Waar ik ook trots op ben, is dat ik door gehaaid opereren in 2000 de hogeschool kon laten besluiten één studievolgsysteem in te voeren (een jaar later werd dat Osiris – red.). Voor de goede zaak heb ik toen manipulerend gehandeld, geheime bijeenkomsten belegd in de stad, gedoseerd dingen laten uitlekken, haha. Daardoor lukte het me uiteindelijk om het systeem in te laten voeren.’

Ik neem aan dat het niet alle jaren koek en ei is geweest?
‘Ik ben geheel vastgelopen bij de ontwikkeling en implementatie van het softwareprogramma PeopleSoft, waarmee de personele administratie moest worden gevoerd. Het project mislukte volkomen, doordat het iedereen naar de zin gemaakt moest worden. Daardoor werden er geen keuzes gemaakt en grenzen gesteld. Nou, dat pappen en nathouden leidt tot onbeheersbare processen en miljoenenverliezen.
Mislukkingen heb ik me altijd persoonlijk aangetrokken. Ik heb een aantal keren mogen pionieren en soms gaat het mis. Ik moest ook erg wennen aan het nieuwe college van bestuur. Ik was echt een representant van het vorige college van bestuur, met voorzitter Henk de Greef. Maar het is tussen mij en Geri (Geri Bonhof, huidige voorzitter – red.) allemaal goed gekomen, hoor!’

Wat is er goed gekomen?
‘Ik vind dat dit college het goed doet en ik geloof in het Utrechtse model.
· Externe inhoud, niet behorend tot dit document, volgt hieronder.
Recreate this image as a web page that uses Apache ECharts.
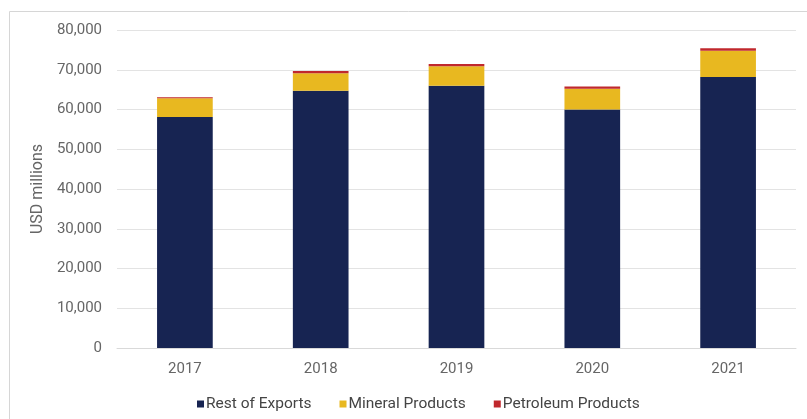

Leiding moet helpen, anders is leiding zinloos. Dat doet het college goed. Voor faculteitsdirecteuren ligt er wel een opdracht. Willen ze filiaalchef zijn of gezagvol leiding geven aan onderwijs en onderzoek. Dan ga je meer naar een decaanfunctie zoals bij universiteiten het geval is.

En hoe gaat het verder met Mebius Kramer?
‘Tja, is het erg om achter de geraniums te zitten? Ik ga eerst maar eens twee maanden onderduiken. Ik heb nog een enorm bedrijfseconomisch archief liggen van het boerenbedrijf waar ik vandaan kom, het beslaat bijna de hele twintigste eeuw. Misschien huil ik na mijn afscheidsfeestje wel op de Neude uit, omdat het nu allemaal afgelopen is. Ik weet het allemaal niet, het zal wel goed komen’

Pornotegeltjes?

Mebius Kramer, ‘bouwpastoor van de FES’, is zelf ook tastbaar aanwezig in het door hem neergezette gebouw. Wie op de derde etage een van de toiletten binnenloopt, ziet de ‘HU-huisfilosoof’ lurkend aan zijn pijp via een foto op een tegeltje toekijken, terwijl jij je behoefte doet. Destijds leidden enkele van deze fototegeltjes die op elk toilet aanwezig zijn tot ophef. Het zou pornografisch zijn. ’Uiteindelijk bleek dat een storm in een glas water’, vindt Kramer zelf.